**PROBLEM REQUIREMENTS:** Can you write out all the lines word for word, with no pictures?

** START DATA EXTRACT **

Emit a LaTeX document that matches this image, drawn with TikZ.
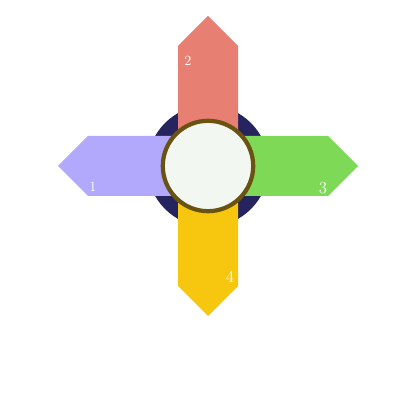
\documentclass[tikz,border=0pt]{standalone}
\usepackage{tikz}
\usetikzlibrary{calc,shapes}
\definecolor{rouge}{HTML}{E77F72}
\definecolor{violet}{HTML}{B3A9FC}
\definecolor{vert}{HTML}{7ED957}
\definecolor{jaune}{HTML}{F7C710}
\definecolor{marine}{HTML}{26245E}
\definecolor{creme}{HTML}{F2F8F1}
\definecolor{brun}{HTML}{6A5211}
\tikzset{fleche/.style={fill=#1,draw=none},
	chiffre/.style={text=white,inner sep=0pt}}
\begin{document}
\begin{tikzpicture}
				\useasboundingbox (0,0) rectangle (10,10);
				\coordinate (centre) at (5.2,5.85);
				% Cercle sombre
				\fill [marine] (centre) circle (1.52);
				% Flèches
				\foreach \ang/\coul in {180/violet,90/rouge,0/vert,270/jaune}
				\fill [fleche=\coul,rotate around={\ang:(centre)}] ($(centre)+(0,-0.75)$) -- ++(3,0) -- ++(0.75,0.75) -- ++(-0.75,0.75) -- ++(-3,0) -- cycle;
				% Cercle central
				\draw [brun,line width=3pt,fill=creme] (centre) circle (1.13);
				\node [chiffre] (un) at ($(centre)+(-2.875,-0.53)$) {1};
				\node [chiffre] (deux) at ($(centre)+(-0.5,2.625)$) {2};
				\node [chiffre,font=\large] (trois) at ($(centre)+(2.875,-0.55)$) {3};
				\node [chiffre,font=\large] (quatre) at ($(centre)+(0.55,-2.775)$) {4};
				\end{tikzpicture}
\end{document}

** END DATA EXTRACT **

**EXERCISE SOLUTION:**
Emit a LaTeX document that matches this image, drawn with TikZ.
\documentclass[tikz,border=0pt]{standalone}
\usepackage{tikz}
\usetikzlibrary{calc,shapes}
\definecolor{rouge}{HTML}{E77F72}
\definecolor{violet}{HTML}{B3A9FC}
\definecolor{vert}{HTML}{7ED957}
\definecolor{jaune}{HTML}{F7C710}
\definecolor{marine}{HTML}{26245E}
\definecolor{creme}{HTML}{F2F8F1}
\definecolor{brun}{HTML}{6A5211}
\tikzset{fleche/.style={fill=#1,draw=none},
	chiffre/.style={text=white,inner sep=0pt}}
\begin{document}
\begin{tikzpicture}
				\useasboundingbox (0,0) rectangle (10,10);
				\coordinate (centre) at (5.2,5.85);
				% Cercle sombre
				\fill [marine] (centre) circle (1.52);
				% Flèches
				\foreach \ang/\coul in {180/violet,90/rouge,0/vert,270/jaune}
				\fill [fleche=\coul,rotate around={\ang:(centre)}] ($(centre)+(0,-0.75)$) -- ++(3,0) -- ++(0.75,0.75) -- ++(-0.75,0.75) -- ++(-3,0) -- cycle;
				% Cercle central
				\draw [brun,line width=3pt,fill=creme] (centre) circle (1.13);
				\node [chiffre] (un) at ($(centre)+(-2.875,-0.53)$) {1};
				\node [chiffre] (deux) at ($(centre)+(-0.5,2.625)$) {2};
				\node [chiffre,font=\large] (trois) at ($(centre)+(2.875,-0.55)$) {3};
				\node [chiffre,font=\large] (quatre) at ($(centre)+(0.55,-2.775)$) {4};
				\end{tikzpicture}
\end{document}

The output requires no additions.